Record list:

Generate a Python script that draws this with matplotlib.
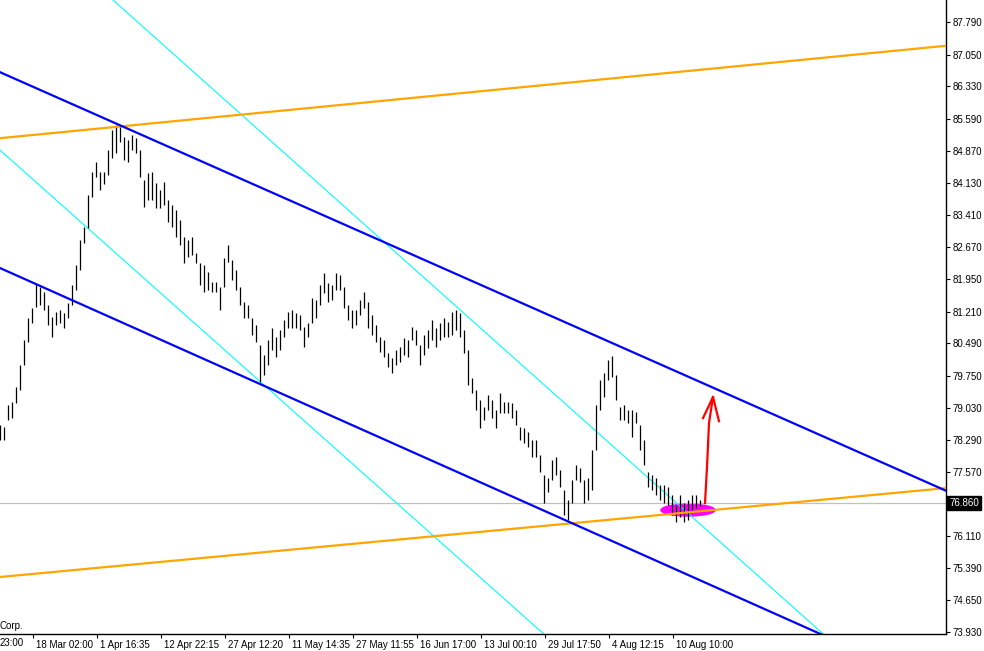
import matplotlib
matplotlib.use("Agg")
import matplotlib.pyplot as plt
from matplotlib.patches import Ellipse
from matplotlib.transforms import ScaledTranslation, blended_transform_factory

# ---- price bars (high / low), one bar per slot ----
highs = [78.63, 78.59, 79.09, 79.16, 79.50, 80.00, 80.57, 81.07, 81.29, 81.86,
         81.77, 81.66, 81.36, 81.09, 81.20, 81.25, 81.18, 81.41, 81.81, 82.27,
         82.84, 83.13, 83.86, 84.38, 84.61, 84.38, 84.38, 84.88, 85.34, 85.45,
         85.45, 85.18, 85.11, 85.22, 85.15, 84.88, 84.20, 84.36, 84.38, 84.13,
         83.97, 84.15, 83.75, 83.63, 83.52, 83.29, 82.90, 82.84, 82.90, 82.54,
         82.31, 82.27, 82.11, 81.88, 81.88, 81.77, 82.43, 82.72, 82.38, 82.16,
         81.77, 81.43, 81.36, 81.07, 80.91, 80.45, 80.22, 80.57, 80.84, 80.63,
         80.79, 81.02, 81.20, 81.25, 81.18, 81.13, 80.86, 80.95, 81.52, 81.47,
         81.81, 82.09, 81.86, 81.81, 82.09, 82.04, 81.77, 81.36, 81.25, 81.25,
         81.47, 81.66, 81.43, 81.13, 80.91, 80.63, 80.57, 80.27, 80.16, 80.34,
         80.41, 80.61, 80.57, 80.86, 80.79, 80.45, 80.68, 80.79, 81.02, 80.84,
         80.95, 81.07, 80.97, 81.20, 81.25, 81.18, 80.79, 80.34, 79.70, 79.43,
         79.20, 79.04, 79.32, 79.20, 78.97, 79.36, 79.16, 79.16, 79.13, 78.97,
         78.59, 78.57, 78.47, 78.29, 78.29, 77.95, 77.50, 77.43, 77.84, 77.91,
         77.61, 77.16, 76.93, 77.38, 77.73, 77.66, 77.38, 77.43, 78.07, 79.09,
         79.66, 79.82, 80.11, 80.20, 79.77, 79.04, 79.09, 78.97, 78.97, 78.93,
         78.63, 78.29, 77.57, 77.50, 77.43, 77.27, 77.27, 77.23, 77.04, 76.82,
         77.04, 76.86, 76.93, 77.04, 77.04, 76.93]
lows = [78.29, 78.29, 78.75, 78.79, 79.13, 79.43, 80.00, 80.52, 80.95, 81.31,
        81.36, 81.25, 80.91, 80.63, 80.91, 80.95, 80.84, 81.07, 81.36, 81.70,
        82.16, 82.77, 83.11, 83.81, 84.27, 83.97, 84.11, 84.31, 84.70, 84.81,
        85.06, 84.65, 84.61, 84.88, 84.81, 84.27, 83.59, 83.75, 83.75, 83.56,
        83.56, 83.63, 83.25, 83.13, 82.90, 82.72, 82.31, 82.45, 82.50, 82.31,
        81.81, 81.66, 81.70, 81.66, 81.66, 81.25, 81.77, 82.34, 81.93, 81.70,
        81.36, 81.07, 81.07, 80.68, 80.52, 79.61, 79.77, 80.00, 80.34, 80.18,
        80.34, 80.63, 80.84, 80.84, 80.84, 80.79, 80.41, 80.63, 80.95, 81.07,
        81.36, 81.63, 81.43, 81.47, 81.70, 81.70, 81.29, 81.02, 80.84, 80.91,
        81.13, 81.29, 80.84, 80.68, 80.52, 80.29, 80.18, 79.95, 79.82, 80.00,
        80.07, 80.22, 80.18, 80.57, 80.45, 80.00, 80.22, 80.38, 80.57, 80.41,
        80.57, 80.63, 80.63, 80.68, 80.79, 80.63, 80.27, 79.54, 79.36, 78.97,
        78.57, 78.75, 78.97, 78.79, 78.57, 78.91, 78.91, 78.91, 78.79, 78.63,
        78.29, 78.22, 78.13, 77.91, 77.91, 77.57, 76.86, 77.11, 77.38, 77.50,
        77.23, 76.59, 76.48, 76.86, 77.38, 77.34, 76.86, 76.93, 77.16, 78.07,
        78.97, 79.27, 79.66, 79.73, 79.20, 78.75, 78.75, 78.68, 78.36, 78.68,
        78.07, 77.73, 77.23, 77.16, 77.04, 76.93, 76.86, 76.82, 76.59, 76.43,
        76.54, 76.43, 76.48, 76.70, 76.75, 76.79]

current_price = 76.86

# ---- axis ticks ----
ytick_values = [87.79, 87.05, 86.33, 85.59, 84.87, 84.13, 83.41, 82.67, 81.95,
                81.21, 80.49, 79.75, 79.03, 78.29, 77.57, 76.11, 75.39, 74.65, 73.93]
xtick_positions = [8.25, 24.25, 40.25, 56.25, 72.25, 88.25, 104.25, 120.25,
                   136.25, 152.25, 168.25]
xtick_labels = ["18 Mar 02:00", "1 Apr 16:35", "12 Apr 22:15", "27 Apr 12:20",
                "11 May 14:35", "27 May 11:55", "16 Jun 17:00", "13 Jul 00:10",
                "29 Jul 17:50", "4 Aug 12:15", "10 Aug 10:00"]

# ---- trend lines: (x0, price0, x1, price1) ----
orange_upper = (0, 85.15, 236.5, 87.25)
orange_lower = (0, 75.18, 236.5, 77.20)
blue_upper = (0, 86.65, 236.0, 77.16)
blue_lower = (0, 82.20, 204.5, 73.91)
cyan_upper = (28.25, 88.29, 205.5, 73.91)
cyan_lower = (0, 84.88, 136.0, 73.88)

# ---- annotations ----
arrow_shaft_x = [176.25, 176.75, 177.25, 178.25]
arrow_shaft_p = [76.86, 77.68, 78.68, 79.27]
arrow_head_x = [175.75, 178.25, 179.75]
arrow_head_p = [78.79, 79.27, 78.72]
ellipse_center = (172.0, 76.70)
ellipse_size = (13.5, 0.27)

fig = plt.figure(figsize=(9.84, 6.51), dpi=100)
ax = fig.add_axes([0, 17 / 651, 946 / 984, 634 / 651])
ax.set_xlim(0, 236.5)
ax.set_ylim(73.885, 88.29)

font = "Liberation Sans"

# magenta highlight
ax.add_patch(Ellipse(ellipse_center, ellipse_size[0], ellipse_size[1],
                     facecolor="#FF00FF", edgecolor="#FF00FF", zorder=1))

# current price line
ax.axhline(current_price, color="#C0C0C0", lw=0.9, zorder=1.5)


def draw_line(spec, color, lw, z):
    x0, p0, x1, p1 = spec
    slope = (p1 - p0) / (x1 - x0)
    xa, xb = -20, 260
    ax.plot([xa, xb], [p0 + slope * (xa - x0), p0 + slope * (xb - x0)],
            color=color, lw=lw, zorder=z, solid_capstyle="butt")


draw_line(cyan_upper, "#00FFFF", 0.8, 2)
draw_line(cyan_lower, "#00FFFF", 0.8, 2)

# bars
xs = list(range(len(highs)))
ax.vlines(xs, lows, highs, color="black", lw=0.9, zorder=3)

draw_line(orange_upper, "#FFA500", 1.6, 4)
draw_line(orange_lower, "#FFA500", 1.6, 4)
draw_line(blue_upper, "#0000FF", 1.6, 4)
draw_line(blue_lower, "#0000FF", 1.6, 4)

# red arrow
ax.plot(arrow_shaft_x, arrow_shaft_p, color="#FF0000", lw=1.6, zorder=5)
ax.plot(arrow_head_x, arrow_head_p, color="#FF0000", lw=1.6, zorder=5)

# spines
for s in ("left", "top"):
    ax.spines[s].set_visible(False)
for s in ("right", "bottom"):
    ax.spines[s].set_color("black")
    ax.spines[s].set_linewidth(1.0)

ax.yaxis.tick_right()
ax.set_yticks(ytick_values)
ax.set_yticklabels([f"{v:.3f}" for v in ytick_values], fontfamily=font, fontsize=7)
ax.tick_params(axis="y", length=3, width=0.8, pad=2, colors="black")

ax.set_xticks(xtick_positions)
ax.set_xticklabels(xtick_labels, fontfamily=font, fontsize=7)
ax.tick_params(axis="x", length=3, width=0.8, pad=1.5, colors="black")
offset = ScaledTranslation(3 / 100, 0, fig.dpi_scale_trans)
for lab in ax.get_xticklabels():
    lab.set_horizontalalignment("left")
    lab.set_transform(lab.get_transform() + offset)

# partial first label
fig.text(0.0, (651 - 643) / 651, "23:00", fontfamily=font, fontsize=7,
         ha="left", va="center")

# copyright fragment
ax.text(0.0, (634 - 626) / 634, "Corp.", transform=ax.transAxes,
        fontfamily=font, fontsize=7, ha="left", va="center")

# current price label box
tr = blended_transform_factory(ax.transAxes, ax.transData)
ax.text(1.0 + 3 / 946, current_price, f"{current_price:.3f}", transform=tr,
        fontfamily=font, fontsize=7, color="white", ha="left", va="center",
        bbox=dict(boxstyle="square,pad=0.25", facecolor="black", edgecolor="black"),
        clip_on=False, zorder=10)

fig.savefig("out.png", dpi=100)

...

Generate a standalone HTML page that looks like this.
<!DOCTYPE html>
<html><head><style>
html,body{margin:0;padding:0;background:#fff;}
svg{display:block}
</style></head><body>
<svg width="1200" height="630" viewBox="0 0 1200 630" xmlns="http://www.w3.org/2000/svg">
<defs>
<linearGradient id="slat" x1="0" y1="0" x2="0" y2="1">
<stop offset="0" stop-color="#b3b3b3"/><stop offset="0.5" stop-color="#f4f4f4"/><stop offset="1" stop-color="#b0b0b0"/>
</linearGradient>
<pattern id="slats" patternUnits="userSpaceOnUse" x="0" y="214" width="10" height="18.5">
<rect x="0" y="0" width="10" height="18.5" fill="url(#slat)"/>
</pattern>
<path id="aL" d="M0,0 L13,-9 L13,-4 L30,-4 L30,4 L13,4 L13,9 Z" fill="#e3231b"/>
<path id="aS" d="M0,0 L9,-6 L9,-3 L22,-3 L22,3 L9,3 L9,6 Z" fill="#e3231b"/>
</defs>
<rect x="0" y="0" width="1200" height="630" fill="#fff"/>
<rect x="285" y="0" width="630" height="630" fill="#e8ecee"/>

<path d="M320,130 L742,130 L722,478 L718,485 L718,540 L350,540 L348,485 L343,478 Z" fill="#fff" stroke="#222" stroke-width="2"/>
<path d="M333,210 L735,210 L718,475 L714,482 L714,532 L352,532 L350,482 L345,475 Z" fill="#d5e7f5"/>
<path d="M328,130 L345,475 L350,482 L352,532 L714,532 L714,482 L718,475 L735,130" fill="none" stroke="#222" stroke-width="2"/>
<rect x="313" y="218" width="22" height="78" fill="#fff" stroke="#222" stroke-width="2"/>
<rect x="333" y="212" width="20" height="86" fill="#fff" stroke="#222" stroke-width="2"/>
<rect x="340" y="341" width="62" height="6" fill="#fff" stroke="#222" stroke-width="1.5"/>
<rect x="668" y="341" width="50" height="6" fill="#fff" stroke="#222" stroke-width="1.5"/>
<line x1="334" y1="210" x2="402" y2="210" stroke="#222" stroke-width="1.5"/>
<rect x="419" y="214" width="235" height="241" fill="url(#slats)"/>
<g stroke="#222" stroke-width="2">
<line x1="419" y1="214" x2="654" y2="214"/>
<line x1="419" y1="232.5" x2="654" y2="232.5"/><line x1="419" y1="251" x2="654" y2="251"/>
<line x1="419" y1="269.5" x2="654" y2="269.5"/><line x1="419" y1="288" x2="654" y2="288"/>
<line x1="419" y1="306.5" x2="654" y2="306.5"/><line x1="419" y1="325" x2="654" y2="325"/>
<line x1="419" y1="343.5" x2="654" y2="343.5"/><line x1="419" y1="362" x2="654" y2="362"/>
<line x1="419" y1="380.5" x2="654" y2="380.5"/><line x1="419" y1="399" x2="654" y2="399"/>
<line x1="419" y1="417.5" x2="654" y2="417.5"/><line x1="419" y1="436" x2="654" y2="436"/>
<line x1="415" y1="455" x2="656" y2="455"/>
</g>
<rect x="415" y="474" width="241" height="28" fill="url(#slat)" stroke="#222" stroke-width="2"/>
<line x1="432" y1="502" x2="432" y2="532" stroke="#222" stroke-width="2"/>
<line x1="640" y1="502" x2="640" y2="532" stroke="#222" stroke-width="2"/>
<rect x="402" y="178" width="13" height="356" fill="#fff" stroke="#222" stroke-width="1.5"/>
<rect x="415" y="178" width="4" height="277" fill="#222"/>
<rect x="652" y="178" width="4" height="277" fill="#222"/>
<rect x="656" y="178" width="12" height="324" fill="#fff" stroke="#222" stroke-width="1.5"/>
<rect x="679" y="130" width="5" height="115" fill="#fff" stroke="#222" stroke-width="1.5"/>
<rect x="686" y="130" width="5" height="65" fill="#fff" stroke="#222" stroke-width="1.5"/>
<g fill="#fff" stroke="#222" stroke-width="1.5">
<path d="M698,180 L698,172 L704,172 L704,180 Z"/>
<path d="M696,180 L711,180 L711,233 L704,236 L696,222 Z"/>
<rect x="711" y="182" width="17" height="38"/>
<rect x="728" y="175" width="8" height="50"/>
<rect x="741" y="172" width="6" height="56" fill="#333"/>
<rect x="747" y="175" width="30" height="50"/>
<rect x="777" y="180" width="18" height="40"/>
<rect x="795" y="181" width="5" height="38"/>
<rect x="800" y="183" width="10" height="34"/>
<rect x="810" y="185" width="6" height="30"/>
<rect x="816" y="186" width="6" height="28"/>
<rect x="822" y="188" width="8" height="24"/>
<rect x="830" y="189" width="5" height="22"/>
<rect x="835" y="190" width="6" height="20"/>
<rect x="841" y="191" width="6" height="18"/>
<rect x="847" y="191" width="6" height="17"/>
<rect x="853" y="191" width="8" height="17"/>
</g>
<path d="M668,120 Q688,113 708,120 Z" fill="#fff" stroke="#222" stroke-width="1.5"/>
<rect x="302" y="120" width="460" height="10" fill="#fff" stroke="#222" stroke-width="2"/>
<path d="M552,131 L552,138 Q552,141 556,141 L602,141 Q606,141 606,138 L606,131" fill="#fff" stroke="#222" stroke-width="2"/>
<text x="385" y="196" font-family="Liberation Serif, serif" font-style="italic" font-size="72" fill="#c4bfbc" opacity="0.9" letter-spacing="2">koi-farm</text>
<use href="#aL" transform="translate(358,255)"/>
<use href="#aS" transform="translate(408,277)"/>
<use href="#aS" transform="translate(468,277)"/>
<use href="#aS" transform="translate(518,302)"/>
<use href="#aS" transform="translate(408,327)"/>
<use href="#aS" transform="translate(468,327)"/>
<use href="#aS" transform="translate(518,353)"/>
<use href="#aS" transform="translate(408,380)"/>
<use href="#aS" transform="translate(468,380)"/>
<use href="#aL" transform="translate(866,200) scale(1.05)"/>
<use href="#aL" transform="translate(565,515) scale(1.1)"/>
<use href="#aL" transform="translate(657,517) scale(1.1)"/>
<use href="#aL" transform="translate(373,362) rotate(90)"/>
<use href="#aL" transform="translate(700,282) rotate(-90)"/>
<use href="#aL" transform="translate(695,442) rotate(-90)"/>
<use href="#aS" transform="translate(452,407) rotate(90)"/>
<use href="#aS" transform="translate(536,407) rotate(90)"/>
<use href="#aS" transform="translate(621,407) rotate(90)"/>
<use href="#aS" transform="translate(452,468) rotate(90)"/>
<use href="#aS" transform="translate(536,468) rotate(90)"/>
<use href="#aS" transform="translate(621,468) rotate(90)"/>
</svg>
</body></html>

Requirements:
Copy, from the material, each line that holds the string "Generate".

Answer for the task:
Generate a Python script that draws this with matplotlib.
Generate a standalone HTML page that looks like this.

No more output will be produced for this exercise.